◆ WHAT IS NEEDED ◆
Go through the lines below and copy each one that holds the string "script".

◆ DATASET ENTRIES ◆
────────────────

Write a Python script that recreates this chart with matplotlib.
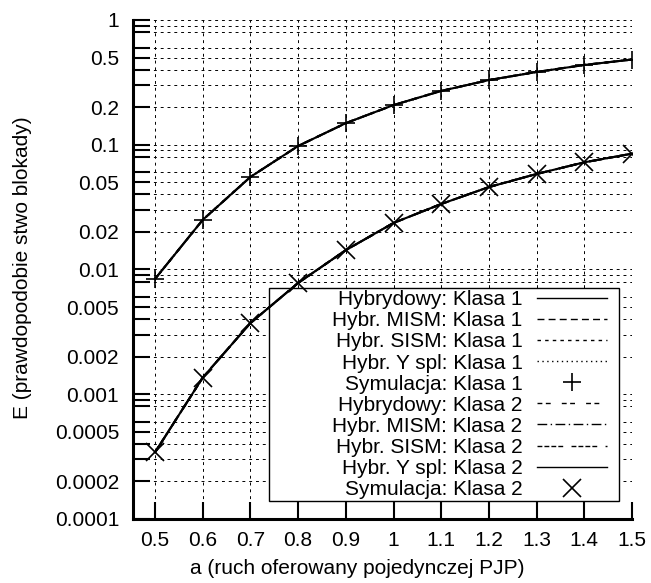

────────────────

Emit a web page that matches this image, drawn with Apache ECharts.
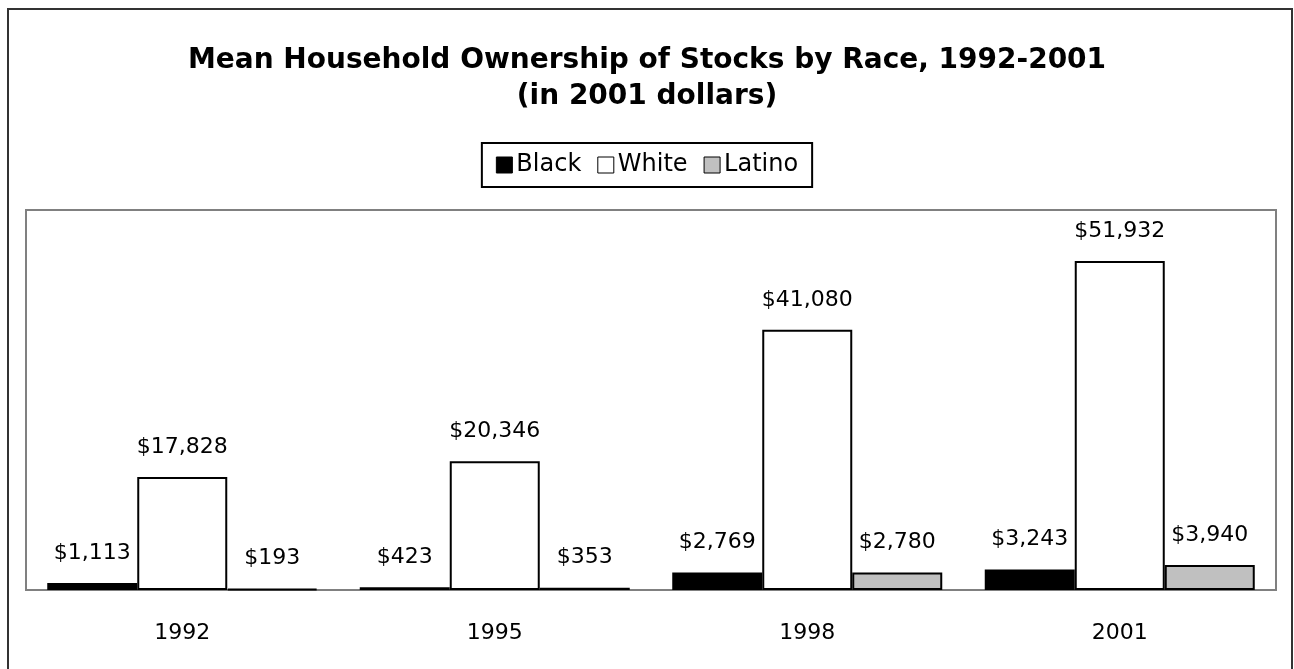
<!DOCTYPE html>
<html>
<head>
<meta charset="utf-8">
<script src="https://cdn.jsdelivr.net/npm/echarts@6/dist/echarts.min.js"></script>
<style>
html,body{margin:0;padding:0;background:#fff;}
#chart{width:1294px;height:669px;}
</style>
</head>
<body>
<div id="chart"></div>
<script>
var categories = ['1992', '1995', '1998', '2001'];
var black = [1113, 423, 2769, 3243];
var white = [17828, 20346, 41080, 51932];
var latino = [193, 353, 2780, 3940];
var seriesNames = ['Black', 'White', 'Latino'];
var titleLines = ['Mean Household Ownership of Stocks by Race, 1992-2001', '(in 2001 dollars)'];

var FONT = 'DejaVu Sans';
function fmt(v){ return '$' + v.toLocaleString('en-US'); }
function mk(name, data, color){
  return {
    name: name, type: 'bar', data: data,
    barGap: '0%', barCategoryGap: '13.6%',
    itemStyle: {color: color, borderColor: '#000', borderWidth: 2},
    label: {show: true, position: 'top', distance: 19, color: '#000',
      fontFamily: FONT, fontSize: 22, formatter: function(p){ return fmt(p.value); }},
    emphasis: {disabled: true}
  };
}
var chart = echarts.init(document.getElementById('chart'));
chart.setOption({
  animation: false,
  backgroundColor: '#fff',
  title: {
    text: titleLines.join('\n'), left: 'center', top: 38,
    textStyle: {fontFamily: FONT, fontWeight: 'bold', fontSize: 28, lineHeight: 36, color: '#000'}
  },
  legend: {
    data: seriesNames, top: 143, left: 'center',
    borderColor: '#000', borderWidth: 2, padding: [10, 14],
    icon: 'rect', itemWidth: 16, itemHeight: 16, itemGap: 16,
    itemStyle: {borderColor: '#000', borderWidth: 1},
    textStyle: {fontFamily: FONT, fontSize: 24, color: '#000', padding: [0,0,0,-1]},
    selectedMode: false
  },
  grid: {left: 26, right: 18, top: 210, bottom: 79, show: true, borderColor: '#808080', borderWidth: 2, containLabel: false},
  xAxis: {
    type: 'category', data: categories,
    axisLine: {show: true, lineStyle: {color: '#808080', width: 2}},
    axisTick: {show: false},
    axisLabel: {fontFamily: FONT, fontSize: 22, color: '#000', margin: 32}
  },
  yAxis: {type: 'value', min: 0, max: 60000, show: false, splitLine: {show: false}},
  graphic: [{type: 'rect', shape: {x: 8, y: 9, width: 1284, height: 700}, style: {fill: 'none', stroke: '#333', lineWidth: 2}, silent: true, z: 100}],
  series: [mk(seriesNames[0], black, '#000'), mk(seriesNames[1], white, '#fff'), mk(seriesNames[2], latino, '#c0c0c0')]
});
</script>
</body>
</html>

────────────────

◆ SOLUTION ◆
Write a Python script that recreates this chart with matplotlib.
<script src="https://cdn.jsdelivr.net/npm/echarts@6/dist/echarts.min.js"></script>
<script>
</script>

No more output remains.